Thanks to a letter by Michael Forbes to Linux Magazine I have discovered the recently introduced --link-dest option to rsync and the Perl wrapper script rsnapshot that uses it to automate creating backups of filesystems that are both incremental and full, using forests of hard links.
As to ALSA, I haven't had the time yet to check whether there is a mixer plugin in 1.0.8 but it has a reworked alsamixer with a rather less misleading user interface, in particular for controls that do not correspond to sound channels.

January 2005

Quite entertaining interview with Linus Torvalds in the January 2005 issue of Linux Magazine among the interesting points is that he is currently using a dual PPC G5 system, to practice code portability, and that he lists along with x86 and PPC the ARM architecture as one of the crucial Linux architectures, and the importance he gives embedded Linux, as well as SMP (on which he says his pessimism was wrong, which I disagree with).

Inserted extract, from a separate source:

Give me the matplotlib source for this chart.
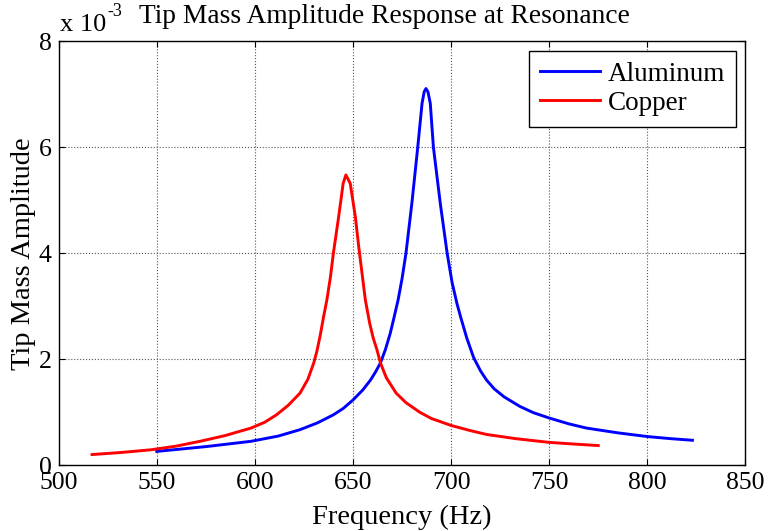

Very interesting blog entry about the consequences of defining pseudo-OO in base C which then suggests the use of a preprocessor to autogenerate all the plumbing:
Lets face it, because of C's constraints, writing GTK code, and especially widgets, can be ridiculously slow due to all the long names and the object orientation internals that C can't hide.
C with Classes anyone? :-)
Also, found an interesting product that traces a lot of WIN32 API calls.
Good news for those concerned with the slightly primitive state of ALSA mixing: apparently version 1.0.8rc2 has a mixer abstraction plugin in the ALSA library, and a new graphical mixer application, Mix2005 has been anounced.
Rather fascinating article on Tomcat and general web serving performance issues So you want high performance by Peter Lin. It discusses issues like the very high cost of parsing XML, optimal JNDC architectures, how much time and money it takes to get physical high speed lines, and the cost of power and cooling for faster CPUs and disks in racks.